Bezugsdauer der Aufstocker wird länger
Trotzdem bleiben die "aufstockenden Selbstständigen", wie die Gruppe im Bundesagentur-Jargon genannt wird, Dauerthema bei der BA. So sorgen sich Jobvermittler, dass immer mehr Selbstständige für längere Zeit auf Hartz IV angewiesen sind - den Beleg dafür liefert jetzt die IAB-Studie. So stieg die Zahl der freiberuflichen Aufstocker, die mehr als 2 Jahre lange Hartz IV beziehen, von 18 % im Jahr 2007 auf 24 % im Jahr 2010. "Insgesamt scheint es einen Kern an selbstständigen Aufstockern zu geben, die über mehrere Jahre hinweg in diesem Zustand verbleiben", schreiben die Autoren der IAB-Studie.
Könnte eine Begrenzung helfen?
Der für Hartz IV zuständige BA-Vorstand Heinrich Alt spricht sich für eine begrenzte Bezugsdauer von staatlichen Grundsicherungsleistungen für Selbstständige aus. "Irgendwann muss man schwarze Zahlen schreiben oder, so weh es tut, die Selbstständigkeit aufgeben", hatte er im Vorjahr in einem Zeitungsinterview geäußert. Der Steuerzahler könne nicht auf Dauer eine nicht tragfähige Geschäftsidee mitfinanzieren.
Ist Missbrauch zu leicht möglich?
Auch taucht im Zusammenhang mit Hartz-IV-Leistungen für Selbstständige immer wieder der Verdacht auf, Freiberufler könnten sich gegenüber dem Finanzamt dank hoher Werbungskosten arm rechnen, um so Anspruch auf Hartz IV zu bekommen.
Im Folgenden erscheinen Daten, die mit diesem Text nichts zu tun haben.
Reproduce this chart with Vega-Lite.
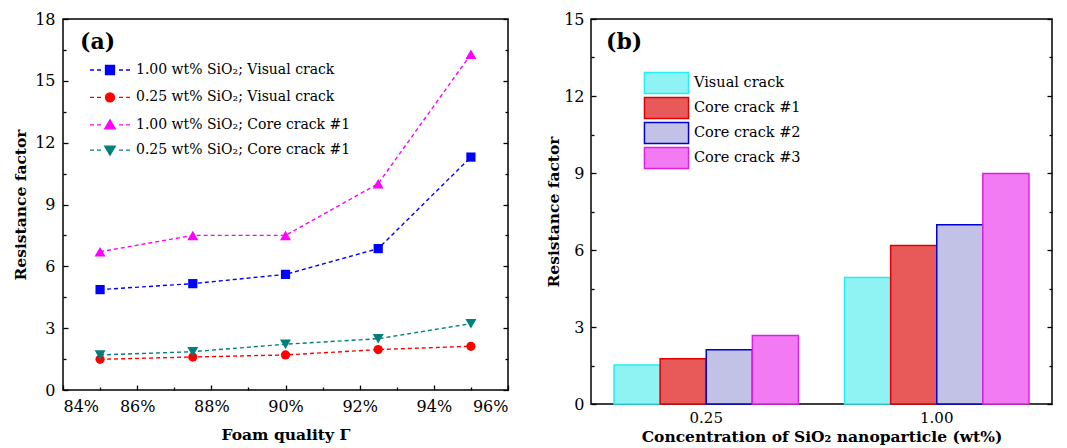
{
  "$schema": "https://vega.github.io/schema/vega-lite/v6.json",
  "background": "white",
  "padding": {"left": 12, "top": 10, "right": 15, "bottom": 2},
  "spacing": 35,
  "resolve": {"legend": {"color": "independent", "fill": "independent", "stroke": "independent"}, "scale": {"color": "independent", "fill": "independent", "stroke": "independent"}},
  "config": {
    "view": {"stroke": "black", "strokeWidth": 1.5},
    "axis": {"domain": false, "grid": false, "tickColor": "black", "tickWidth": 1.3}
  },
  "hconcat": [
    {
      "width": 445,
      "height": 371,
      "title": {"text": "(a)", "anchor": "start", "frame": "group", "font": "DejaVu Serif", "fontSize": 22, "fontWeight": "bold", "color": "black", "dx": 17, "dy": 43, "offset": 0},
      "data": {"values": [
        {"quality": 85, "rf": 4.87, "series": "1.00 wt% SiO₂; Visual crack"},
        {"quality": 87.5, "rf": 5.16, "series": "1.00 wt% SiO₂; Visual crack"},
        {"quality": 90, "rf": 5.61, "series": "1.00 wt% SiO₂; Visual crack"},
        {"quality": 92.5, "rf": 6.86, "series": "1.00 wt% SiO₂; Visual crack"},
        {"quality": 95, "rf": 11.3, "series": "1.00 wt% SiO₂; Visual crack"},
        {"quality": 85, "rf": 1.49, "series": "0.25 wt% SiO₂; Visual crack"},
        {"quality": 87.5, "rf": 1.6, "series": "0.25 wt% SiO₂; Visual crack"},
        {"quality": 90, "rf": 1.7, "series": "0.25 wt% SiO₂; Visual crack"},
        {"quality": 92.5, "rf": 1.96, "series": "0.25 wt% SiO₂; Visual crack"},
        {"quality": 95, "rf": 2.12, "series": "0.25 wt% SiO₂; Visual crack"},
        {"quality": 85, "rf": 6.71, "series": "1.00 wt% SiO₂; Core crack #1"},
        {"quality": 87.5, "rf": 7.5, "series": "1.00 wt% SiO₂; Core crack #1"},
        {"quality": 90, "rf": 7.5, "series": "1.00 wt% SiO₂; Core crack #1"},
        {"quality": 92.5, "rf": 10.01, "series": "1.00 wt% SiO₂; Core crack #1"},
        {"quality": 95, "rf": 16.29, "series": "1.00 wt% SiO₂; Core crack #1"},
        {"quality": 85, "rf": 1.7, "series": "0.25 wt% SiO₂; Core crack #1"},
        {"quality": 87.5, "rf": 1.86, "series": "0.25 wt% SiO₂; Core crack #1"},
        {"quality": 90, "rf": 2.22, "series": "0.25 wt% SiO₂; Core crack #1"},
        {"quality": 92.5, "rf": 2.49, "series": "0.25 wt% SiO₂; Core crack #1"},
        {"quality": 95, "rf": 3.22, "series": "0.25 wt% SiO₂; Core crack #1"}
      ]},
      "layer": [
        {
          "mark": {"type": "line", "strokeDash": [4, 3], "strokeWidth": 1.4},
          "encoding": {
            "x": {"field": "quality", "type": "quantitative", "scale": {"domain": [84, 96], "nice": false, "zero": false},
                  "axis": {"orient": "bottom", "values": [84, 86, 88, 90, 92, 94, 96], "labelExpr": "datum.value + '%'", "tickSize": -5, "labelPadding": 13, "title": "Foam quality Γ", "titlePadding": 13, "labelFont": "DejaVu Serif", "titleFont": "DejaVu Serif", "labelFontSize": 16, "titleFontSize": 15.5, "titleFontWeight": "bold", "labelColor": "black", "titleColor": "black"}},
            "y": {"field": "rf", "type": "quantitative", "scale": {"domain": [0, 18], "nice": false},
                  "axis": {"orient": "left", "values": [0, 3, 6, 9, 12, 15, 18], "tickSize": -5, "labelPadding": 13, "title": "Resistance factor", "titlePadding": 6, "labelFont": "DejaVu Serif", "titleFont": "DejaVu Serif", "labelFontSize": 16, "titleFontSize": 15.5, "titleFontWeight": "bold", "labelColor": "black", "titleColor": "black"}},
            "color": {"field": "series", "type": "nominal",
                      "scale": {"domain": ["1.00 wt% SiO₂; Visual crack", "0.25 wt% SiO₂; Visual crack", "1.00 wt% SiO₂; Core crack #1", "0.25 wt% SiO₂; Core crack #1"], "range": ["#0000ff", "#ff0000", "#ff00ff", "#00807a"]},
                      "legend": {"orient": "none", "legendX": 40, "legendY": 44, "title": null, "symbolSize": 100, "labelOffset": 19, "rowPadding": 11.4, "labelLimit": 400, "labelFont": "DejaVu Serif", "labelFontSize": 14, "labelColor": "black",
                                 "encode": {"symbols": {"update": {
                                   "shape": {"signal": "datum.value === '1.00 wt% SiO₂; Visual crack' ? 'M-4,0H-3.2M-2.6,0H-1.8M1.8,0H2.6M3.2,0H4M-0.9,-0.9H0.9V0.9H-0.9Z' : datum.value === '0.25 wt% SiO₂; Visual crack' ? 'M-4,0H-3.2M-2.6,0H-1.8M1.8,0H2.6M3.2,0H4M-0.9,0A0.9,0.9,0,1,0,0.9,0A0.9,0.9,0,1,0,-0.9,0Z' : datum.value === '1.00 wt% SiO₂; Core crack #1' ? 'M-4,0H-3.2M-2.6,0H-1.8M1.8,0H2.6M3.2,0H4M0,-1L1.05,0.8H-1.05Z' : 'M-4,0H-3.2M-2.6,0H-1.8M1.8,0H2.6M3.2,0H4M0,1L1.05,-0.8H-1.05Z'"},
                                   "fill": {"signal": "datum.value === '1.00 wt% SiO₂; Visual crack' ? '#0000ff' : datum.value === '0.25 wt% SiO₂; Visual crack' ? '#ff0000' : datum.value === '1.00 wt% SiO₂; Core crack #1' ? '#ff00ff' : '#00807a'"},
                                   "stroke": {"signal": "datum.value === '1.00 wt% SiO₂; Visual crack' ? '#0000ff' : datum.value === '0.25 wt% SiO₂; Visual crack' ? '#ff0000' : datum.value === '1.00 wt% SiO₂; Core crack #1' ? '#ff00ff' : '#00807a'"},
                                   "strokeWidth": {"value": 1.3},
                                   "strokeDash": {"value": []},
                                   "opacity": {"value": 1}
                                 }}}}}
          }
        },
        {
          "transform": [{"filter": "datum.series === '1.00 wt% SiO₂; Visual crack'"}],
          "mark": {"type": "point", "shape": "square", "filled": true, "opacity": 1, "size": 85},
          "encoding": {
            "x": {"field": "quality", "type": "quantitative", "axis": {"orient": "bottom", "values": [85, 87, 89, 91, 93, 95], "labels": false, "tickSize": -3, "title": null}},
            "y": {"field": "rf", "type": "quantitative", "axis": {"orient": "right", "values": [0, 3, 6, 9, 12, 15, 18], "labels": false, "tickSize": -5, "title": null}},
            "color": {"field": "series", "type": "nominal"}
          }
        },
        {
          "transform": [{"filter": "datum.series === '0.25 wt% SiO₂; Visual crack'"}],
          "mark": {"type": "point", "shape": "circle", "filled": true, "opacity": 1, "size": 85},
          "encoding": {
            "x": {"field": "quality", "type": "quantitative", "axis": null},
            "y": {"field": "rf", "type": "quantitative", "axis": {"orient": "left", "values": [1.5, 4.5, 7.5, 10.5, 13.5, 16.5], "labels": false, "tickSize": -3, "title": null}},
            "color": {"field": "series", "type": "nominal"}
          }
        },
        {
          "transform": [{"filter": "datum.series === '1.00 wt% SiO₂; Core crack #1'"}],
          "mark": {"type": "point", "shape": "triangle-up", "filled": true, "opacity": 1, "size": 120},
          "encoding": {
            "x": {"field": "quality", "type": "quantitative", "axis": null},
            "y": {"field": "rf", "type": "quantitative", "axis": {"orient": "right", "values": [1.5, 4.5, 7.5, 10.5, 13.5, 16.5], "labels": false, "tickSize": -3, "title": null}},
            "color": {"field": "series", "type": "nominal"}
          }
        },
        {
          "transform": [{"filter": "datum.series === '0.25 wt% SiO₂; Core crack #1'"}],
          "mark": {"type": "point", "shape": "triangle-down", "filled": true, "opacity": 1, "size": 120},
          "encoding": {
            "x": {"field": "quality", "type": "quantitative", "axis": null},
            "y": {"field": "rf", "type": "quantitative", "axis": null},
            "color": {"field": "series", "type": "nominal"}
          }
        }
      ],
      "resolve": {"axis": {"x": "independent", "y": "independent"}}
    },
    {
      "width": 461,
      "height": 385,
      "title": {"text": "(b)", "anchor": "start", "frame": "group", "font": "DejaVu Serif", "fontSize": 22, "fontWeight": "bold", "color": "black", "dx": 15, "dy": 43, "offset": 0},
      "data": {"values": [
        {"conc": "0.25", "crack": "Visual crack", "rf": 1.52},
        {"conc": "0.25", "crack": "Core crack #1", "rf": 1.76},
        {"conc": "0.25", "crack": "Core crack #2", "rf": 2.11},
        {"conc": "0.25", "crack": "Core crack #3", "rf": 2.67},
        {"conc": "1.00", "crack": "Visual crack", "rf": 4.93},
        {"conc": "1.00", "crack": "Core crack #1", "rf": 6.18},
        {"conc": "1.00", "crack": "Core crack #2", "rf": 6.98},
        {"conc": "1.00", "crack": "Core crack #3", "rf": 8.98}
      ]},
      "layer": [
        {
          "mark": {"type": "bar", "strokeWidth": 1.5},
          "encoding": {
            "x": {"field": "conc", "type": "nominal", "scale": {"paddingInner": 0.2, "paddingOuter": 0.1},
                  "axis": {"orient": "bottom", "labelAngle": 0, "ticks": false, "labelPadding": 6, "title": "Concentration of SiO₂ nanoparticle (wt%)", "titlePadding": 4, "labelFont": "DejaVu Serif", "titleFont": "DejaVu Serif", "labelFontSize": 15, "titleFontSize": 15.5, "titleFontWeight": "bold", "labelColor": "black", "titleColor": "black"}},
            "xOffset": {"field": "crack", "type": "nominal", "scale": {"domain": ["Visual crack", "Core crack #1", "Core crack #2", "Core crack #3"], "paddingInner": 0, "paddingOuter": 0}},
            "y": {"field": "rf", "type": "quantitative", "scale": {"domain": [0, 15], "nice": false},
                  "axis": {"orient": "left", "values": [0, 3, 6, 9, 12, 15], "tickSize": -5, "labelPadding": 12, "title": "Resistance factor", "titlePadding": 2, "labelFont": "DejaVu Serif", "titleFont": "DejaVu Serif", "labelFontSize": 16, "titleFontSize": 15.5, "titleFontWeight": "bold", "labelColor": "black", "titleColor": "black"}},
            "fill": {"field": "crack", "type": "nominal",
                     "scale": {"domain": ["Visual crack", "Core crack #1", "Core crack #2", "Core crack #3"], "range": ["#8ff3f3", "#e85a5a", "#c2c2e6", "#f27af2"]},
                     "legend": {"orient": "none", "legendX": 64, "legendY": 52.5, "title": null, "symbolType": "M-2.1,-1H2.1V1H-2.1Z", "symbolSize": 441, "labelOffset": 16, "rowPadding": -2.5, "labelFont": "DejaVu Serif", "labelFontSize": 14.5, "labelColor": "black",
                                "encode": {"symbols": {"update": {
                                  "stroke": {"signal": "datum.value === 'Visual crack' ? '#20f0f0' : datum.value === 'Core crack #1' ? '#e00000' : datum.value === 'Core crack #2' ? '#0000d0' : '#e020e0'"},
                                  "fill": {"signal": "datum.value === 'Visual crack' ? '#8ff3f3' : datum.value === 'Core crack #1' ? '#e85a5a' : datum.value === 'Core crack #2' ? '#c2c2e6' : '#f27af2'"},
                                  "strokeWidth": {"value": 1.5},
                                  "opacity": {"value": 1}
                                }}}}},
            "stroke": {"field": "crack", "type": "nominal",
                       "scale": {"domain": ["Visual crack", "Core crack #1", "Core crack #2", "Core crack #3"], "range": ["#20f0f0", "#e00000", "#0000d0", "#e020e0"]},
                       "legend": null}
          }
        },
        {
          "mark": {"type": "point", "opacity": 0},
          "encoding": {
            "x": {"field": "conc", "type": "nominal", "axis": null},
            "y": {"field": "rf", "type": "quantitative", "axis": {"orient": "right", "values": [0, 3, 6, 9, 12, 15], "labels": false, "tickSize": -5, "title": null}}
          }
        },
        {
          "mark": {"type": "point", "opacity": 0},
          "encoding": {
            "x": {"field": "conc", "type": "nominal", "axis": null},
            "y": {"field": "rf", "type": "quantitative", "axis": {"orient": "left", "values": [1.5, 4.5, 7.5, 10.5, 13.5], "labels": false, "tickSize": -3, "title": null}}
          }
        },
        {
          "mark": {"type": "point", "opacity": 0},
          "encoding": {
            "x": {"field": "conc", "type": "nominal", "axis": null},
            "y": {"field": "rf", "type": "quantitative", "axis": {"orient": "right", "values": [1.5, 4.5, 7.5, 10.5, 13.5], "labels": false, "tickSize": -3, "title": null}}
          }
        }
      ],
      "resolve": {"axis": {"x": "independent", "y": "independent"}}
    }
  ]
}
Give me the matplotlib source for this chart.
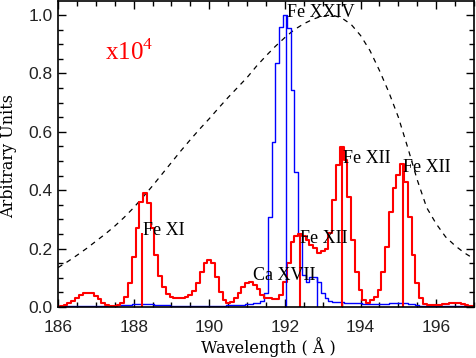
import numpy as np
import matplotlib
matplotlib.use("Agg")
import matplotlib.pyplot as plt
from matplotlib.ticker import MultipleLocator

# bin centres of both spectra (0.1 A)
wave = np.round(np.arange(186.0, 197.05, 0.1), 2)

red_flux = [0.001, 0.003, 0.008, 0.013, 0.021, 0.031, 0.040, 0.047, 0.049, 0.047,
            0.038, 0.026, 0.015, 0.008, 0.003, 0.003, 0.007, 0.015, 0.033, 0.081,
            0.170, 0.269, 0.361, 0.389, 0.355, 0.269, 0.178, 0.106, 0.067, 0.045,
            0.033, 0.030, 0.030, 0.031, 0.035, 0.041, 0.056, 0.083, 0.121, 0.150,
            0.161, 0.150, 0.104, 0.053, 0.024, 0.015, 0.018, 0.032, 0.047, 0.067,
            0.081, 0.087, 0.075, 0.061, 0.041, 0.032, 0.030, 0.029, 0.026, 0.040,
            0.085, 0.150, 0.222, 0.243, 0.250, 0.243, 0.230, 0.212, 0.201, 0.186,
            0.192, 0.200, 0.252, 0.365, 0.487, 0.547, 0.503, 0.378, 0.229, 0.121,
            0.058, 0.024, 0.015, 0.024, 0.033, 0.058, 0.121, 0.207, 0.326, 0.406,
            0.452, 0.490, 0.429, 0.309, 0.178, 0.081, 0.030, 0.010, 0.007, 0.006,
            0.006, 0.007, 0.009, 0.011, 0.013, 0.014, 0.013, 0.011, 0.008, 0.005,
            0.004]

blue_flux = [0.002, 0.002, 0.003, 0.003, 0.004, 0.004, 0.004, 0.005, 0.005, 0.005,
             0.005, 0.005, 0.005, 0.005, 0.005, 0.005, 0.006, 0.006, 0.007, 0.008,
             0.009, 0.010, 0.010, 0.010, 0.010, 0.009, 0.008, 0.007, 0.006, 0.006,
             0.005, 0.005, 0.005, 0.005, 0.005, 0.005, 0.005, 0.005, 0.005, 0.005,
             0.005, 0.005, 0.005, 0.005, 0.005, 0.006, 0.006, 0.007, 0.007, 0.008,
             0.009, 0.010, 0.012, 0.015, 0.020, 0.047, 0.309, 0.566, 0.837, 0.960,
             1.000, 0.954, 0.743, 0.463, 0.247, 0.110, 0.087, 0.104, 0.104, 0.085,
             0.047, 0.030, 0.022, 0.018, 0.017, 0.016, 0.015, 0.014, 0.013, 0.012,
             0.012, 0.011, 0.010, 0.010, 0.010, 0.010, 0.010, 0.011, 0.012, 0.013,
             0.014, 0.014, 0.013, 0.011, 0.009, 0.007, 0.005, 0.005, 0.004, 0.004,
             0.004, 0.004, 0.004, 0.004, 0.004, 0.004, 0.003, 0.003, 0.003, 0.003,
             0.003]

# response curve (dashed)
resp_wave = [186.0, 186.25, 186.5, 186.75, 187.0, 187.25, 187.5, 187.75, 188.0,
             188.25, 188.5, 188.75, 189.0, 189.25, 189.5, 189.75, 190.0, 190.25,
             190.5, 190.75, 191.0, 191.25, 191.5, 191.75, 192.0, 192.25, 192.5,
             192.75, 193.0, 193.25, 193.5, 193.75, 194.0, 194.25, 194.5, 194.75,
             195.0, 195.25, 195.5, 195.75, 196.0, 196.25, 196.5, 196.75, 197.0]
resp_val = [0.135, 0.155, 0.177, 0.200, 0.225, 0.250, 0.277, 0.307, 0.340,
            0.377, 0.415, 0.455, 0.495, 0.535, 0.573, 0.610, 0.645, 0.682,
            0.718, 0.752, 0.786, 0.825, 0.860, 0.893, 0.923, 0.950, 0.970,
            0.986, 0.997, 1.000, 0.990, 0.968, 0.930, 0.878, 0.810, 0.735,
            0.650, 0.545, 0.435, 0.340, 0.285, 0.240, 0.210, 0.185, 0.165]

# line markers
red_lines = [188.22, 192.39, 193.51, 195.12]
red_heights = [0.252, 0.247, 0.546, 0.488]
blue_lines = [192.03, 192.85]
blue_heights = [1.0, 0.104]

labels = ["Fe XI", "Fe XXIV", "Fe XII", "Ca XVII", "Fe XII", "Fe XII"]
label_x = [188.25, 192.05, 192.41, 192.80, 193.53, 195.12]
label_y = [0.247, 0.993, 0.218, 0.094, 0.492, 0.464]
label_ha = ["left", "left", "left", "right", "left", "left"]

fig = plt.figure(figsize=(4.76, 3.58), dpi=100)
ax = fig.add_axes([58 / 476, 51 / 358, 416 / 476, 306 / 358])

ax.plot(resp_wave, resp_val, color="black", lw=0.9, ls=(0, (4, 4)))
ax.step(wave, blue_flux, where="mid", color="blue", lw=1.0)
ax.step(wave, red_flux, where="mid", color="red", lw=1.5)
ax.vlines(red_lines, 0, red_heights, color="red", lw=1.5)
ax.vlines(blue_lines, 0, blue_heights, color="blue", lw=1.0)

for s, x, y, ha in zip(labels, label_x, label_y, label_ha):
    ax.text(x, y, s, ha=ha, va="baseline", fontsize=13,
            family="Liberation Serif", color="black")

plt.rcParams["mathtext.fontset"] = "custom"
plt.rcParams["mathtext.rm"] = "Liberation Serif"
ax.text(187.24, 0.846, r"x10$^\mathrm{4}$", color="red", fontsize=18,
        family="Liberation Serif", va="baseline")

ax.set_xlim(186, 197)
ax.set_ylim(0, 1.048)
ax.xaxis.set_major_locator(MultipleLocator(2))
ax.xaxis.set_minor_locator(MultipleLocator(0.5))
ax.yaxis.set_major_locator(MultipleLocator(0.2))
ax.yaxis.set_minor_locator(MultipleLocator(0.05))
ax.tick_params(which="both", direction="in", top=True, right=True, width=1)
ax.tick_params(which="major", length=6)
ax.tick_params(which="minor", length=3.5)
ax.tick_params(axis="x", pad=9)
ax.tick_params(axis="y", pad=4)
for lab in ax.get_xticklabels() + ax.get_yticklabels():
    lab.set_family("Liberation Sans")
    lab.set_fontsize(12.5)
    lab.set_color("#222222")
for sp in ax.spines.values():
    sp.set_linewidth(1.2)

fig.text(268 / 476, 1 - 347 / 358, "Wavelength ( Å )", ha="center", va="center",
         family="DejaVu Serif", fontsize=11.5)
fig.text(9 / 476, 1 - 156 / 358, "Arbitrary Units", ha="center", va="center",
         rotation=90, family="DejaVu Serif", fontsize=11.5)

fig.savefig("out.png", dpi=100)
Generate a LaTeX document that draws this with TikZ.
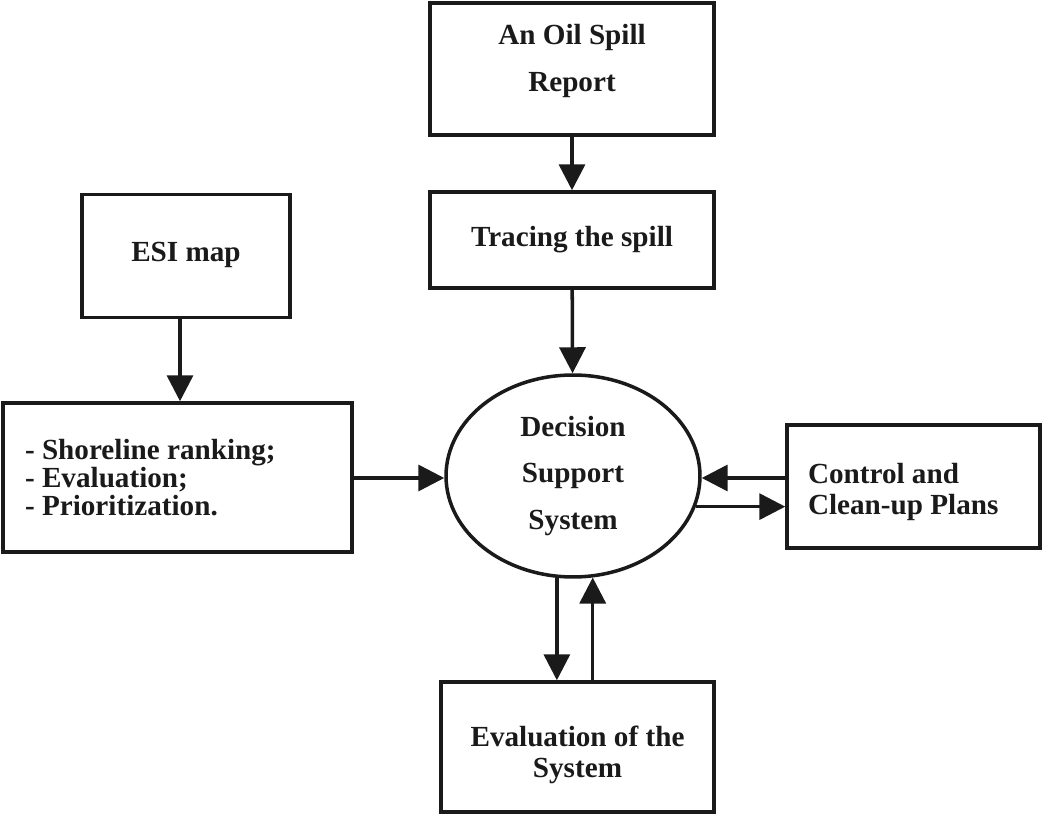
\documentclass[tikz,border=0pt]{standalone}
\usepackage{fontspec}
\setmainfont{Liberation Serif}
\usepackage{xcolor}
\usepackage{tikz}
\usetikzlibrary{shapes.geometric,arrows.meta,positioning,calc}
\definecolor{ink}{HTML}{1a1a1a}

\begin{document}
\begin{tikzpicture}[x=0.02cm, y=-0.02cm,
    box/.style={rectangle, draw=ink, line width=2pt, text=ink,
                align=center, inner sep=0pt,
                font=\bfseries\fontsize{16.6}{17.9}\selectfont},
    wide/.style={font=\bfseries\fontsize{16.6}{26.5}\selectfont},
    flow/.style={draw=ink, line width=2pt,
                 -{Triangle[length=0.52cm,width=0.52cm]}},
]
\useasboundingbox (0,0) rectangle (1042,817);

\node[box,wide,minimum width=5.68cm,minimum height=2.64cm,text depth=0.45cm] (rep) at (572,69) {An Oil Spill\\Report};
\node[box,minimum width=5.68cm,minimum height=1.92cm] (trc) at (572,240) {Tracing the spill};
\node[box,minimum width=4.16cm,minimum height=2.46cm,text depth=0.18cm] (esi) at (186,256) {ESI map};
\node[box,minimum width=6.98cm,minimum height=2.98cm,align=flush left,text width=6.1cm,
      font=\bfseries\fontsize{16.6}{15.9}\selectfont] (shr) at (177.5,477.5)
      {- Shoreline ranking;\\- Evaluation;\\- Prioritization.};
\node[box,ellipse,wide,minimum width=5.08cm,minimum height=4.04cm] (dss) at (573,476) {Decision\\Support\\System};
\node[box,minimum width=5.06cm,minimum height=2.46cm,align=flush left,text width=4.22cm,
      text height=0.63cm] (ctl) at (913.5,486.5) {Control and\\Clean-up Plans};
\node[box,minimum width=5.46cm,minimum height=2.6cm,text height=1.36cm] (evl) at (577.5,747) {Evaluation of the\\System};

\coordinate (c1) at ($(ctl.west)+(0,-8.5)$);

\draw[flow] (rep) -- (trc);
\draw[flow] (trc) -- (dss);
\draw[flow] (esi.south -| 180,0) -- (shr.north -| 180,0);
\draw[flow] (shr.east |- 0,478) -- (dss.west |- 0,478);
\draw[flow] (c1) -- (c1 -| dss.east);
\draw[flow] (dss.-14) -- (dss.-14 -| ctl.west);
\draw[flow] (dss.-99) -- (dss.-99 |- evl.north);
\draw[flow] (evl.north -| dss.-79) -- (dss.-79);
\end{tikzpicture}
\end{document}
BA-Chef Weise hat für einen solchen massenhaften Missbrauch keine Hinweise: "Einzelfälle können wir natürlich nicht ausschließen", betonte er unlängst. In der BA-Pressestelle räumt man zumindest ein, dass es schwierig sei, die von Freiberuflern beim Finanzamt angegebenen geringen Gewinne zu überprüfen, da die Jobcenter-Mitarbeiter keine Betriebsprüfer seien.
Die betroffenen Branchen
Die Palette der auf Hartz IV angewiesenen Selbstständigen ist nach Erkenntnissen der Arbeitsmarktforscher jedenfalls groß. Jeder Fünfte von ihnen hat sich als Verkäufer oder Dienstleister, wie Friseur oder Kosmetiker, selbstständig gemacht. Ein weiteres Fünftel sind Lehrkräfte, freiberufliche EDV-Dienstleister und Grafiker. Mit Hartz-IV halten sich außerdem etliche Komponisten, Musiker, Sänger, Schauspieler und Designer finanziell über Wasser (16 %), gefolgt von Handwerkern (13 %). Selbst manche Makler und Versicherungsvertreter beziehen zusätzlich ALG II.
Warnung vor pauschalen Urteilen
Nach Erkenntnissen der Arbeitsmarktforscher betreibt immerhin ein Viertel der Freiberufler unter den Hartz-IV-Beziehern ein funktionierendes Geschäft mit einem durchschnittlichen Monatsgewinn von rund 1.000 EUR. Da sie jedoch eine 4-köpfige Familie zu versorgen hätten, kämen sie damit kaum über die Runden und seien auf die Hilfe des Jobcenters angewiesen. Bei einem Sechstel handele es sich um durchaus etablierte Selbstständige, die aber wegen einer Krise in wirtschaftliche Schwierigkeiten geraten seien und Hartz IV als Überbrückungshilfe nutzten.